As the i paper approaches its 1000th edition, some thoughts on its history

I would encourage all of you to zig with an idea while others zag


The excellent editor of this fine newspaper, Oly Duff, reminds me that this week will bring i’s 1000th edition, a statistic that would quite literally have stopped me in my tracks, save for the fact I wasn’t actually on a track, and I know what sticklers for accuracy you are.

Now that the paper is in Oly and Rhodri Jones’s safe hands, it is for them to mark the occasion formally and tell you what’s in store for the future. Me? I’ll remind you a little of its history with a view to taking heart from its lessons and encouraging all of you with an idea to zig while others zags.

Our boss Andrew Mullins’ idea for i was – let’s be frank – met with a range of negativity from bemused scepticism to sniggering ridicule. When I arrived to work on i’s launch in autumn 2010 to work with Simon Kelner, then editor-in-chief of The Independent, we knew we faced an uphill battle - not only was the newspaper industry in apparently inexorable decline, but the economy was still very much in recession.

We lacked the marketing resources of some of our rivals, notably The Daily Telegraph, The Times and The Guardian.
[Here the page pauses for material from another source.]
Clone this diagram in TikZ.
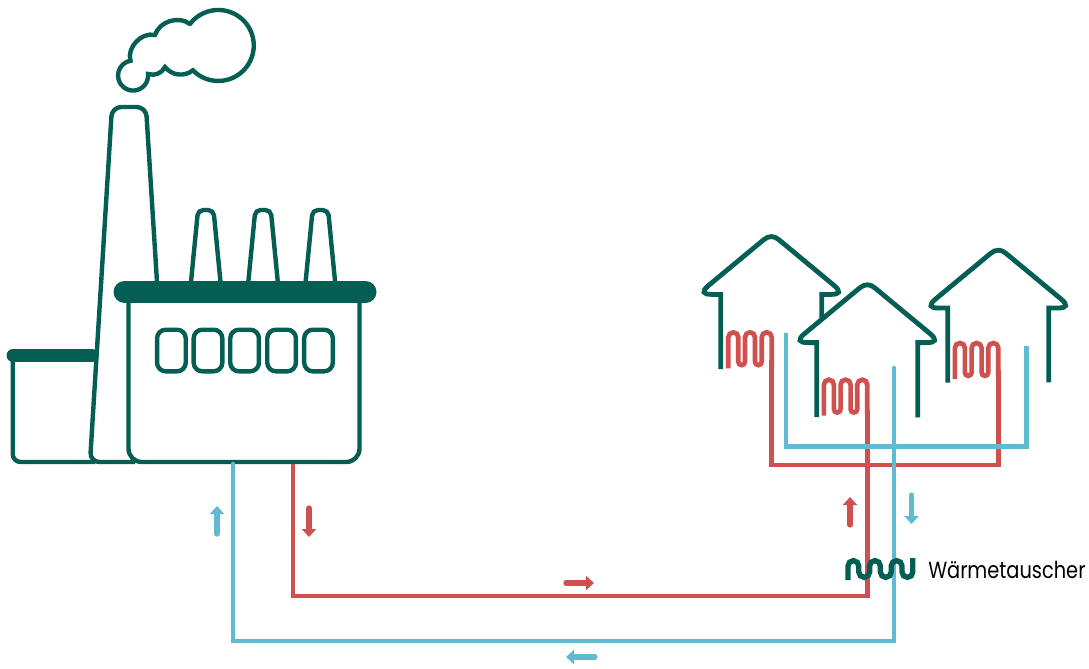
\documentclass[tikz,border=0pt]{standalone}
\usepackage{fontspec}
\usepackage{tikz}
\usetikzlibrary{arrows.meta}
\setmainfont{Poppins}[FakeStretch=0.83]
\definecolor{plantgreen}{HTML}{045E54}
\definecolor{hotred}{HTML}{D04F4F}
\definecolor{coldblue}{HTML}{5FBAD2}
\tikzset{
    outline/.style={draw=plantgreen, line width=3.3pt},
    hotpipe/.style={draw=hotred, line width=3.5pt},
    coldpipe/.style={draw=coldblue, line width=3.5pt},
    flow/.style={line width=3.9pt, line cap=round, -{Triangle[width=10.5pt,length=6pt]}},
}
\begin{document}
\begin{tikzpicture}[x=0.75pt, y=-0.75pt]
    \useasboundingbox (0,0) rectangle (1089,668);
    % Smoke
    \draw[outline, line cap=round] (190,24) arc[start angle=-142.8, end angle=135.6, radius=35.5]
        to[bend left=45] (165,67) to[bend left=40] (148,74)
        arc[start angle=-6, end angle=260, radius=15]
        to[bend left=60] (155,35) to[bend left=55] (190,24);
    % Tall chimney
    \draw[outline, rounded corners=7pt] (157,282) -- (146,107) -- (112,107) -- (90,462) -- (135,462);
    % Small stacks
    \foreach \dx in {0,57.3,114.6}
        \draw[outline, rounded corners=4pt] (191+\dx,282) -- (198+\dx,210) -- (213.5+\dx,210) -- (220.5+\dx,282);
    % Side hall
    \draw[outline, rounded corners=6pt] (12.7,355) -- (12.7,462) -- (95,462);
    \draw[plantgreen, line width=9.75pt, line cap=round] (13,355.5) -- (92,355.5);
    % Main hall
    \draw[outline, rounded corners=10pt] (128.5,292) -- (128.5,462) -- (359.5,462) -- (359.5,292);
    \draw[plantgreen, line width=16.5pt, line cap=round] (124.5,292) -- (365.5,292);
    \foreach \i/\wx in {1/171.4,2/208,3/244.6,4/281.6,5/318.5}
        \node[outline, minimum width=21.5pt, minimum height=31.2pt, rounded corners=6.5pt] (window\i) at (\wx,350.5) {};
    % Houses
    \foreach \hx/\hy/\rb in {771.3/233.4/84.6,867.3/281.6/135.7,998.3/247/135.3}
        \draw[outline, line width=3.6pt] (\hx-50.5,\hy+135.6) -- (\hx-50.5,\hy+61) -- (\hx-59.5,\hy+61)
            .. controls (\hx-68.8,\hy+61) and (\hx-69.9,\hy+58) .. (\hx-62.7,\hy+52) -- (\hx-7.7,\hy+6.4)
            .. controls (\hx-2.6,\hy+2.1) and (\hx+2.6,\hy+2.1) .. (\hx+7.7,\hy+6.4) -- (\hx+62.7,\hy+52)
            .. controls (\hx+69.9,\hy+58) and (\hx+68.8,\hy+61) .. (\hx+59.5,\hy+61) -- (\hx+50.5,\hy+61) -- (\hx+50.5,\hy+\rb);
    % Radiators
    \foreach \rx/\ry in {728.3/368.3,823.9/415.7,954.9/379}
        \draw[hotpipe] (\rx,\ry) -- ++(0,-31) arc[start angle=180, end angle=360, radius=5]
            -- ++(0,24.5) arc[start angle=180, end angle=0, radius=3.35]
            -- ++(0,-24.5) arc[start angle=180, end angle=360, radius=5]
            -- ++(0,24.5) arc[start angle=180, end angle=0, radius=3.35]
            -- ++(0,-24.5) arc[start angle=180, end angle=360, radius=5] -- ++(0,30);
    % Red network
    \draw[hotpipe] (771.7,360) -- (771.7,465) -- (998.3,465) -- (998.3,370);
    \draw[hotpipe] (293,464) -- (293,596) -- (867.3,596) -- (867.3,410);
    % Blue network
    \draw[coldpipe] (786,333) -- (786,446.7) -- (1026.7,446.7) -- (1026.7,345.7);
    \draw[coldpipe, line cap=round] (233,464) -- (233,641) -- (894,641) -- (894,368);
    % Flow arrows
    \draw[flow, coldblue] (217,534) -- (217,506);
    \draw[flow, hotred] (309,508) -- (309,537);
    \draw[flow, hotred] (566,583) -- (594,583);
    \draw[flow, coldblue] (595,657) -- (566,657);
    \draw[flow, hotred] (850,525) -- (850,497);
    \draw[flow, coldblue] (911.5,495) -- (911.5,524);
    % Heat exchanger
    \draw[plantgreen, line width=4pt] (848,580) -- (848,566) arc[start angle=180, end angle=360, radius=5.4]
        -- ++(0,6) arc[start angle=180, end angle=0, radius=5.4]
        -- ++(0,-6) arc[start angle=180, end angle=360, radius=5.4]
        -- ++(0,6) arc[start angle=180, end angle=0, radius=5.4]
        -- ++(0,-6) arc[start angle=180, end angle=360, radius=5.4]
        -- ++(0,6) arc[start angle=180, end angle=0, radius=5.4] -- ++(0,-14);
    \node[anchor=base west, font=\fontsize{17.5pt}{20pt}\selectfont, inner sep=0pt] (exchanger) at (928,578) {Wärmetauscher};
\end{tikzpicture}
\end{document}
And to make matters worse, we were launching into a bleak winter. Were potential readers going to trudge out into the snow to buy a newspaper they had scarcely heard of, let alone read?

It wasn’t an easy launch. The circulation numbers were not exactly making our rivals sweat. However the feedback from readers who had been “early adopters” both via email, snail mail and on social media was almost universally positive. Most people who tried it, liked it. Therefore, we just had to persuade more of you to do so.
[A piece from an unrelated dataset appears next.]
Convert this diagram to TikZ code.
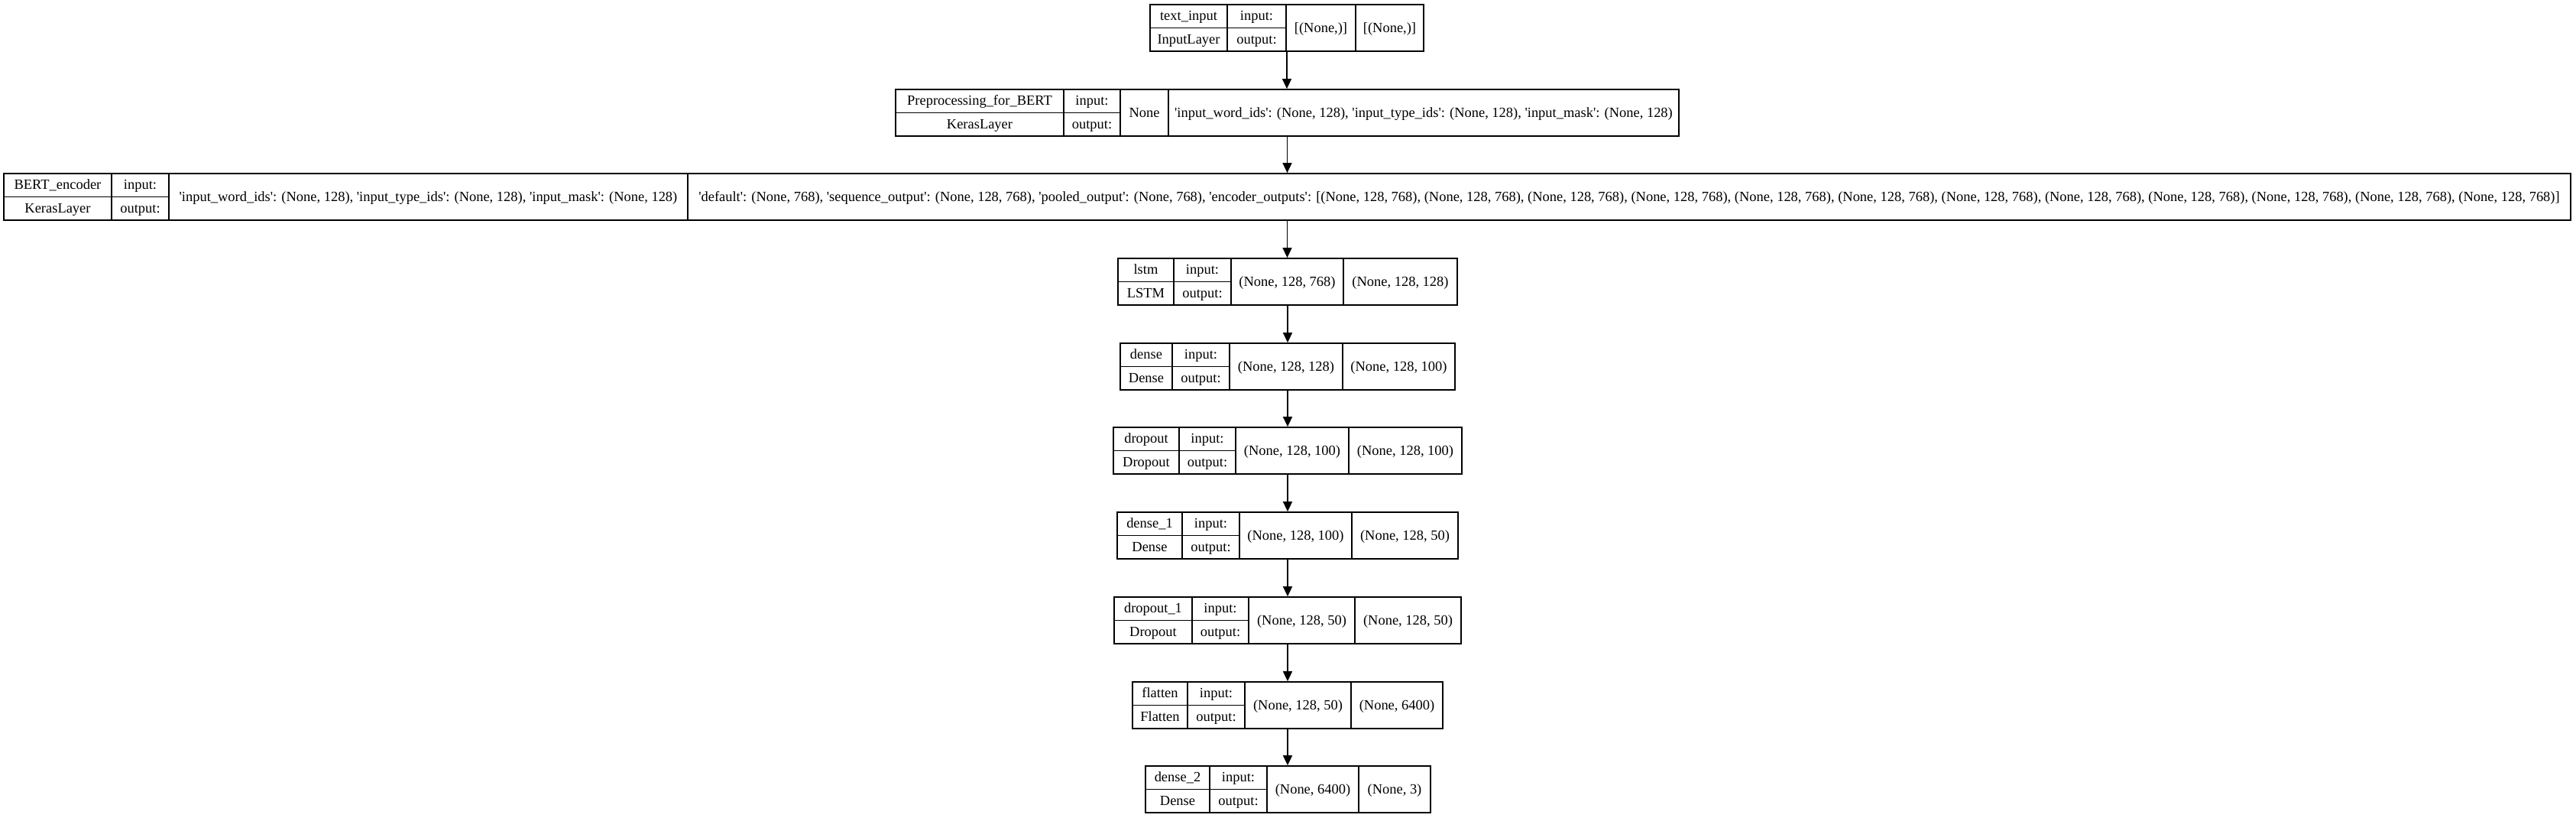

It was in January 2011 that we ran our first advertising campaign featuring Dom Joly and Jemima Khan. Results were startling: over the first weekend circulation tripled – admittedly from a low base. It hasn’t really stopped growing since.

Yes, there was a second campaign a year later, with Ronnie Ancona and our own Mark Steel, but since that first January, i’s growth has been built on the back of word-of-mouth personal advocacy by you, our fantastically enthusiastic, loyal readers.
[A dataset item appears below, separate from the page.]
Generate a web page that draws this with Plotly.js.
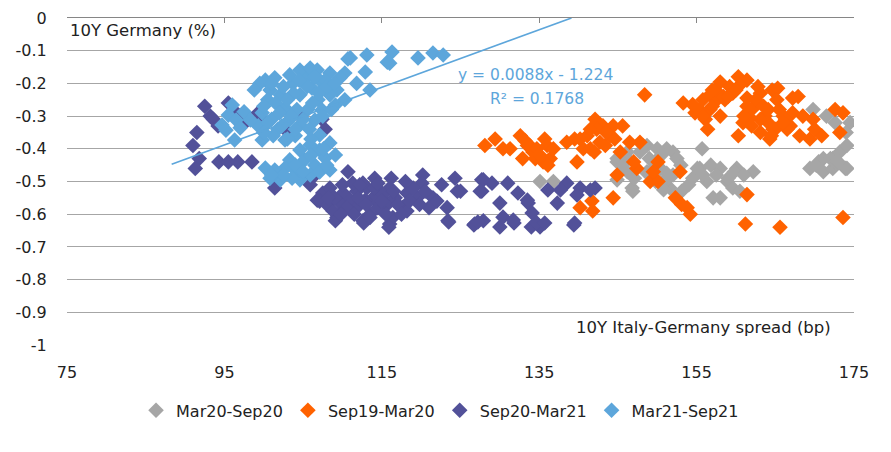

i has an extraordinarily interactive relationship between journalists and readers in the truest meaning of that word. You make it very clear you have much more than 20p invested in its success. To you that concise, quality mantra matters at least as much as the price, as does our pledge to actually listen to you in shaping the paper.

Since I moved over to the TV world last May, Oly and Rhodri have continued in the same vein – as, by all accounts, have you. It is vital you continue to keep us all on our toes, and that this sense of shared investment in i’s future continues. It is what makes i Britain’s only growing newspaper. Thank you all, but – blimey – where does the time go?